Input.
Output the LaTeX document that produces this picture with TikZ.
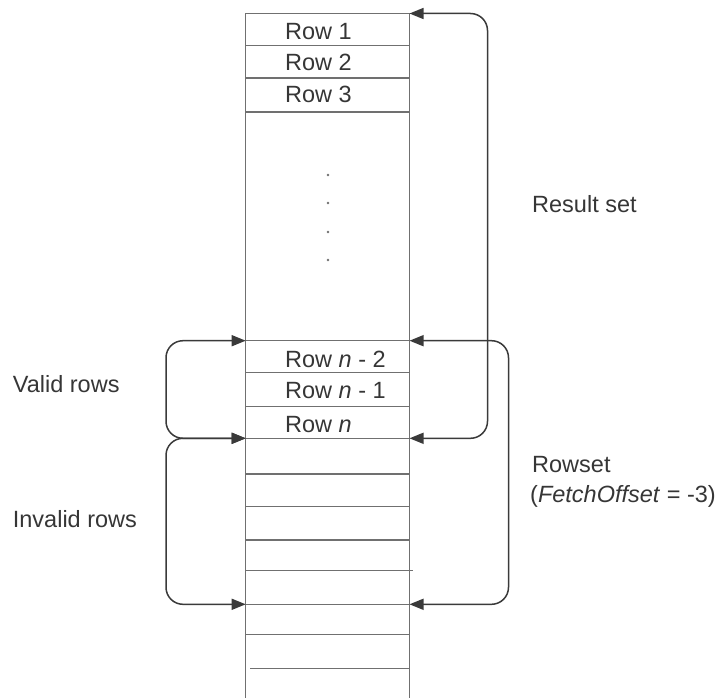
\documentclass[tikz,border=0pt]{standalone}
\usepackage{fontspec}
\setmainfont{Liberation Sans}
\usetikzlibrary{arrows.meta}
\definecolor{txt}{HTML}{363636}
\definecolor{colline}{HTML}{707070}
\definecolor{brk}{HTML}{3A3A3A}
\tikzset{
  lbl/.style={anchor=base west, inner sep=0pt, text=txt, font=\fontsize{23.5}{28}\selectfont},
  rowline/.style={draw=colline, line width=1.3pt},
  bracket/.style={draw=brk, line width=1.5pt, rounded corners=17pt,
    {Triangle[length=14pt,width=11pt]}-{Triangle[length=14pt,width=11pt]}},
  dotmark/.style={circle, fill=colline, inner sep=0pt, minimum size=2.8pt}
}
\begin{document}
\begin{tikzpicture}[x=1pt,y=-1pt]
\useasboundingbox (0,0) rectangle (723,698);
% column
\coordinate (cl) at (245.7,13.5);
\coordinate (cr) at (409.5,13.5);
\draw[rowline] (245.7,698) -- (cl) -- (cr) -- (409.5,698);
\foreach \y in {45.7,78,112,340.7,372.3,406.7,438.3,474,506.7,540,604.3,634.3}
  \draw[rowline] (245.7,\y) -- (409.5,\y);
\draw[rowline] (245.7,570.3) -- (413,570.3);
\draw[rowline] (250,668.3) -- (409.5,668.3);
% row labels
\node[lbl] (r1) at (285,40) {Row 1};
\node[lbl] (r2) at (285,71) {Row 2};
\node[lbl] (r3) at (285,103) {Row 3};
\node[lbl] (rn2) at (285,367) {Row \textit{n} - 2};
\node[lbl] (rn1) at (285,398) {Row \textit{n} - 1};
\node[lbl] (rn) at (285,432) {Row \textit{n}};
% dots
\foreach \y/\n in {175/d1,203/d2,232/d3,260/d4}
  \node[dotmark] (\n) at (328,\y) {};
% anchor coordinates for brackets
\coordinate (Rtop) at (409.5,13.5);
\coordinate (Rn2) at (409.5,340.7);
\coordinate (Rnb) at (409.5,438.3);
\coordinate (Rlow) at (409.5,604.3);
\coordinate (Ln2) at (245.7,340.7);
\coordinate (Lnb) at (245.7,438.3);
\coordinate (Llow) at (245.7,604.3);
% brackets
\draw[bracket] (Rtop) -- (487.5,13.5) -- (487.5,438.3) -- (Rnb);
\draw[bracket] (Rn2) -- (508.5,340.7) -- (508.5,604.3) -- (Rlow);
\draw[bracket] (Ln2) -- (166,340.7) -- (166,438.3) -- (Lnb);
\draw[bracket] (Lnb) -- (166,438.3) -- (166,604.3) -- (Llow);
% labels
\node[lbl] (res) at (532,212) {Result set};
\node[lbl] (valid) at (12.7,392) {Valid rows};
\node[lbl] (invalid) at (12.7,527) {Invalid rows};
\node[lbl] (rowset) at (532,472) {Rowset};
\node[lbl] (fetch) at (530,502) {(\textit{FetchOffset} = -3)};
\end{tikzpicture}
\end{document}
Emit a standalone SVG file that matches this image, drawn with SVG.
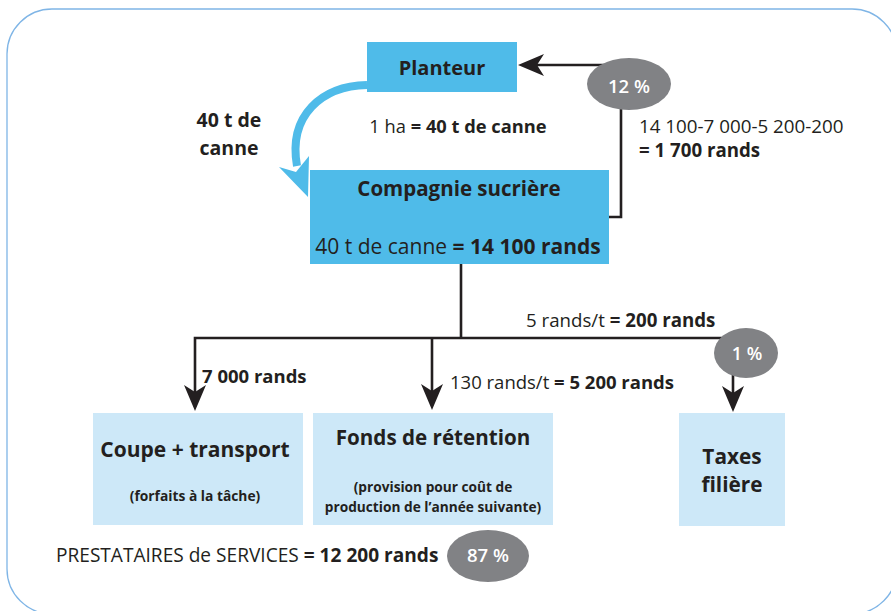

What to do.
Display every line of the listing that contains the string "this".

Task output.
Output the LaTeX document that produces this picture with TikZ.
Emit a standalone SVG file that matches this image, drawn with SVG.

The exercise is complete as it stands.